Estas duas citações de Werner Fassbinder auxiliam bastante o entendimento de "Lola", simples e objetivo em sua narrativa. A ação se passa entre 1955/57, no período da reconstrução da Alemanha Ocidental. Numa pequena cidade, em plena fase do chamado Milagre Alemão, um poderoso construtor, Schuckert (Mário Adorf), domina com corrupção e habilidade as autoridades e faz grandes negócios - enquanto à noite diverte-se com uma cantora-prostituta, Lola (Bárbara Sukowa), na Vila Fink, o cabaré da cidade. A vinda de um novo diretor de urbanismo, Von Bohn (Armin Mueller - Stahl), pode balançar os interesses de Schuckert e outros poderosos. Entretanto - e aí fica a ironia do Fassbinder - as coisas se ajustam para um final crítico e social.
A ação transcorre justamente a partir do segundo período administrativo de Konrad Adenauer (1876-1967) como chanceler, cargo que ocupou na República Federal da Alemanha entre 1949/63. O período de reconstrução, o chamado milagre econômico - conseqüência da aplicação dos milhões de dólares do Plano Marshal - tem, no microcosmo abordado por Fassbinder, uma análise crítica profunda. Não foi sem razão que inicialmente o projeto de Fassbinder era refilmar o clássico "O Anjo Azul" (Der Blaue Engel), 1930, de Josef von Sternberg (1894-1969). A personagem Lola-Lola (clássica criação de Marlene Dietrich, então com 28 anos, do romance de Heinrich Mann (1875-1950) oferecia elementos fascinantes, embora a Lola (na verdade Marie-Louise) desta Alemanha dos anos 50 tenha muito mais ternura e seja mais vítima do que a Lola-Lola dos anos 20 que enfeitiça o pobre professor Rath (Emil Jannings). Mas o clima de cabaré político, o sexo latente dos personagens e mesmo alguns diálogos aproximam ideologicamente os dois filmes. Politicamente, pela denúncia da especulação imobiliária, a visão de Fassbinder, lembra mais um contundente filme de Francesco Rosi, "La Mani Sulla Cità" (1963, nunca exibido no Brasil), no qual um tema que continua atualíssimo hoje como há 20 anos passados - era corajosamente denunciado: os interesses de empresários inescrupulosos que enriquecem desonestamente com construções.

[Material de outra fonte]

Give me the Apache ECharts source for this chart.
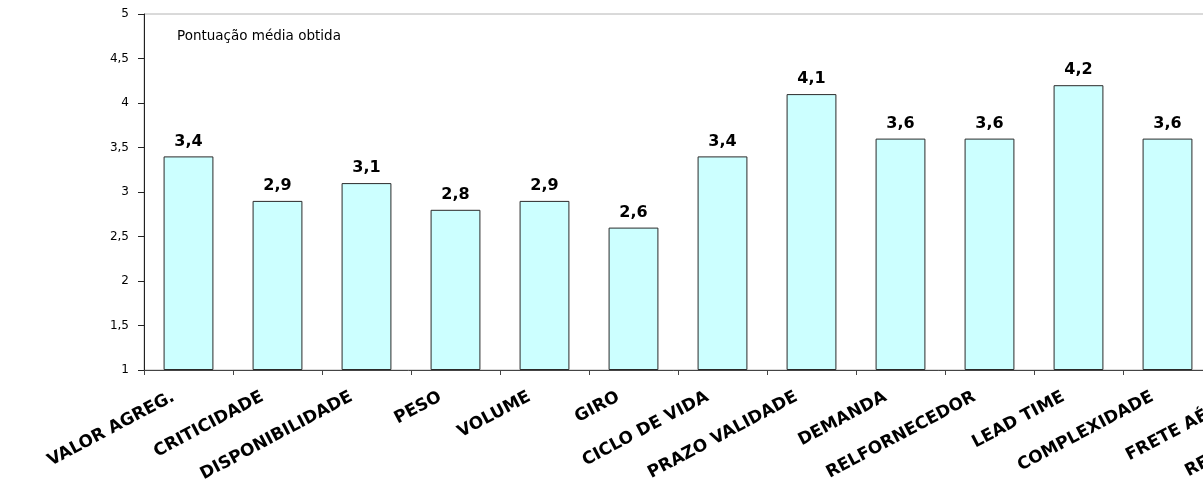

Ao lado dos conflitos humanos - o triângulo entre Lola/Von Bohn/Schukert, os personagens marcantes como Esslin (Natthias Fuchs) e sra. Fink (Sonja Neudorfer) - espécies de consciências críticas - "Lola" é também, esteticamente, um filme perfeito. Trabalhando com dois de seus colaboradores habituais - o fotógrafo Xaver Schwarzenberger e o músico Peter Raben - Fassbinder realizou um filme que desliza suavemente ao longo de seus 119 minutos que, cremos, mereceria permanecer mais uma semana em cartaz - se não fosse a indesculpável pressa do bom Chico Alves, programador dos cinemas da Fundação, em substituí-lo por "Metrópolis" (1926, de Fritz Lang, em versão colorida por computador e musicada por George Moroder).

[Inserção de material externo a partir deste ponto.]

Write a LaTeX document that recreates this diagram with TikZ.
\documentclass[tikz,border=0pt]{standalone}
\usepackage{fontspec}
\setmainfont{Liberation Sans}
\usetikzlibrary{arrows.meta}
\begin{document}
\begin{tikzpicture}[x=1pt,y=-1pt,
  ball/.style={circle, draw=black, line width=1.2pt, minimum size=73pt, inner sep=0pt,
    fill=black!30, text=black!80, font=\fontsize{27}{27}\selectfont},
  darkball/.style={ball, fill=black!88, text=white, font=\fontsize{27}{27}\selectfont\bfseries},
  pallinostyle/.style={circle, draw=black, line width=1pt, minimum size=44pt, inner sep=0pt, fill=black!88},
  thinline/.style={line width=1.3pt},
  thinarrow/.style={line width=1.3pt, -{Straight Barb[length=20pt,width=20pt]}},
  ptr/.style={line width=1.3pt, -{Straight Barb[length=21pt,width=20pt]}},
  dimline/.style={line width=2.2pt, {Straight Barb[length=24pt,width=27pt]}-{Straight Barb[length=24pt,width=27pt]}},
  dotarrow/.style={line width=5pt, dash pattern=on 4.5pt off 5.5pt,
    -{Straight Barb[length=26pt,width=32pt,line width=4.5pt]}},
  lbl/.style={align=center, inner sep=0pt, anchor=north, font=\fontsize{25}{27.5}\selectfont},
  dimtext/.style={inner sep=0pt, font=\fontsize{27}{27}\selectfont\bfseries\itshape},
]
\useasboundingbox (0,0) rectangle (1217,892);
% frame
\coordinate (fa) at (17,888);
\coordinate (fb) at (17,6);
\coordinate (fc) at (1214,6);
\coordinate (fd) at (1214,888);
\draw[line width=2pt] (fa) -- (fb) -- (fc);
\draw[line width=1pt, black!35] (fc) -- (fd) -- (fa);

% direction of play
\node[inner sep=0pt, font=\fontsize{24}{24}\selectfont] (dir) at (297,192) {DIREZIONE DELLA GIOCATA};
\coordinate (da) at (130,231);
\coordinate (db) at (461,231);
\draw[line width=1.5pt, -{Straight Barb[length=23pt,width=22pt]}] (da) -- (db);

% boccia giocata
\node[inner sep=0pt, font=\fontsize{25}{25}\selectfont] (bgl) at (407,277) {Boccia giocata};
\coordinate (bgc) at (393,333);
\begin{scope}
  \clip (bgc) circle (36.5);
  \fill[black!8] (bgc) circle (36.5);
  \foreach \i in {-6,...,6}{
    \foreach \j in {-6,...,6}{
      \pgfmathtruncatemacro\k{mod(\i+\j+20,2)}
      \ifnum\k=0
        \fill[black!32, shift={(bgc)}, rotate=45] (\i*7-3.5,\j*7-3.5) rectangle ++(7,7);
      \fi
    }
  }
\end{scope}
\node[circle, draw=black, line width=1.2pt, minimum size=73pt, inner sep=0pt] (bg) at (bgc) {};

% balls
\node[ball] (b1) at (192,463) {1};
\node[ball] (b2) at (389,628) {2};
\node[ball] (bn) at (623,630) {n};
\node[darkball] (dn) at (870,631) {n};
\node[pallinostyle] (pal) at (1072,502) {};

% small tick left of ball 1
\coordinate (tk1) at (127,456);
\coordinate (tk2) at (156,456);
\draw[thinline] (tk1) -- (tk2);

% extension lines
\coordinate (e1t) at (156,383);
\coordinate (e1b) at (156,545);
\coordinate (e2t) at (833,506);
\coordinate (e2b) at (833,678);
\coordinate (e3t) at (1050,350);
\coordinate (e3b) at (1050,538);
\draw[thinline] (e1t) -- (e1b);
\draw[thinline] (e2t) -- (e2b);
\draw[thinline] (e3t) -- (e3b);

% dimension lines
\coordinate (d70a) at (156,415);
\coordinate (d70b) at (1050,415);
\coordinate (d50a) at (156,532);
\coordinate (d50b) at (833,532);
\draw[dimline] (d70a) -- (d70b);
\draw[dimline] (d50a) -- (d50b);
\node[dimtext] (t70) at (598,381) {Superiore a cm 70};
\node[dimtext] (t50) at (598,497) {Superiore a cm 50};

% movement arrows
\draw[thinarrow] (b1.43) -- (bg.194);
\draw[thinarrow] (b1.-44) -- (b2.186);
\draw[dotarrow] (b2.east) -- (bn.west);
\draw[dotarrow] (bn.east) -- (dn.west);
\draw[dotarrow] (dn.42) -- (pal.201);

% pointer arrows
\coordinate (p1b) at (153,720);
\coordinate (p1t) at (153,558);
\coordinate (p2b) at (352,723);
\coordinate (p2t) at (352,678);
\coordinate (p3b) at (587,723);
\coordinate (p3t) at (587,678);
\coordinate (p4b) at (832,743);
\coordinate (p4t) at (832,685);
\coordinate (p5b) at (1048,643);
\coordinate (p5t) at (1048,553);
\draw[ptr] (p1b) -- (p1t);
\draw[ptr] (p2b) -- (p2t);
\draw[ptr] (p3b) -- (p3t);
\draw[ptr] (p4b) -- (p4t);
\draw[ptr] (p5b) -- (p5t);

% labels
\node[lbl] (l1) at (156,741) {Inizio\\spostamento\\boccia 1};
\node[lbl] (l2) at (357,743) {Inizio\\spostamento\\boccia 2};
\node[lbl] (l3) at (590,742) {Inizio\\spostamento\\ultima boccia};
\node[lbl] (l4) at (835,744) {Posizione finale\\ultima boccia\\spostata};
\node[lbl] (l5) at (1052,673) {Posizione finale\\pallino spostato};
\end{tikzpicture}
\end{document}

Entre tantos aspectos fascinantes, uma revelação: Bárbara Sukowa, 36 anos, intérprete da personagem-título, vindo do teatro alemão e trabalhando pela segunda vez com Fassbinder (anteriormente, havia aparecido em algumas seqüências de "Berlin Alexander Platz"), mostra extraordinária atuação - e se entende porque, no último festival de Cannes, o júri dividiu entre ela (por sua atuação em "Rosa de Luxemburgo", de Margareth von Trotta) e a carioca Fernanda Torres ("Eu Sei Que Vou Te Amar", de Arnaldo Jabor) o prêmio de melhor atriz.